Scientific Thinking

Scientific thinking means different things to different people, but most often is thought of as empirical thought. “Truth”, too, is not a solid tangible thing. Empirical methods are not suited to finding the truth, and more than any other method. They are simply a better way of establishing certain proofs, which may or may not actually prove what they might appear to.

For instance, when Arno Penzias and Robert Wilson pointed their horn antennae and discovered background “noise”, they were not trying to prove the Big Bang theory, nor did they initially realize that the noise was caused by a very small but measurable amount of heat in space, all around us. In fact, it didn’t prove the Big Bang theory, it merely proved that the space around the earth has a temperature of about 3 degrees above absolute zero.

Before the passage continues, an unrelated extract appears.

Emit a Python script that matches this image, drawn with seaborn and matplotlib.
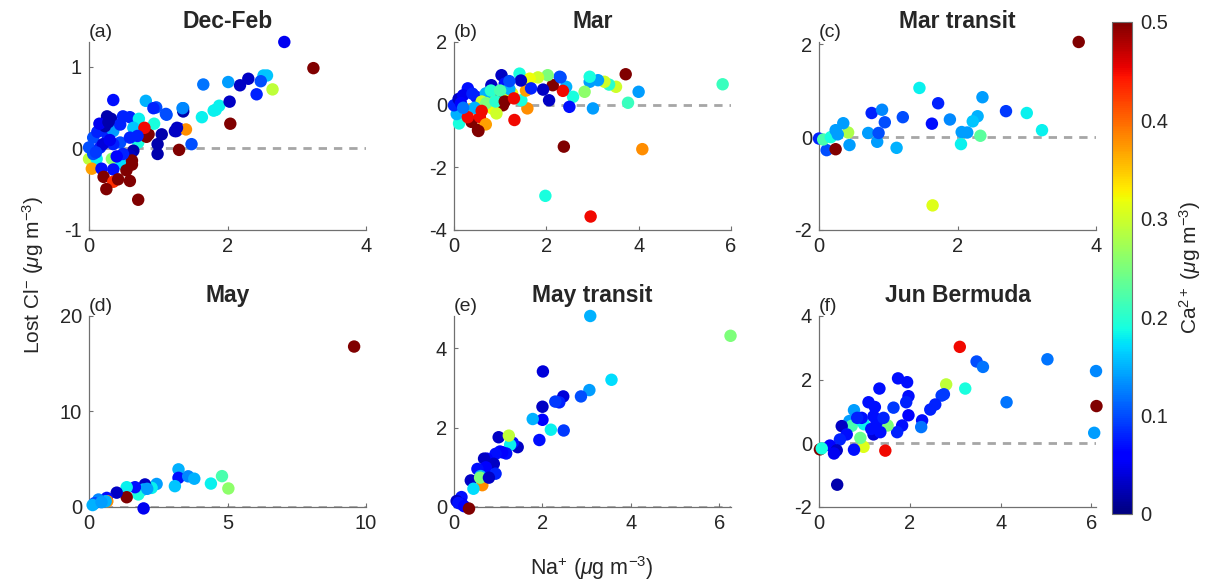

So what was actually proven by using empirical thought? Nothing! At the time, these two were trying to figure out why there was background noise, regardless of where they turned their antennae. The only empirical thought they were using was strictly for that purpose, and even then, it wasn’t truly empirical. These men were engineers, after all, not scientists. Empirical thought was used later to verify their findings, but the discovery itself was made without this form of scientific thought.

Many, many other examples can be used, but the point is that science wouldn’t even exist without other thought methods. It would be a big stretch to think that no truth can be found without scientific thought, and all it takes is a single example to answer this question with a resounding, “NO!”.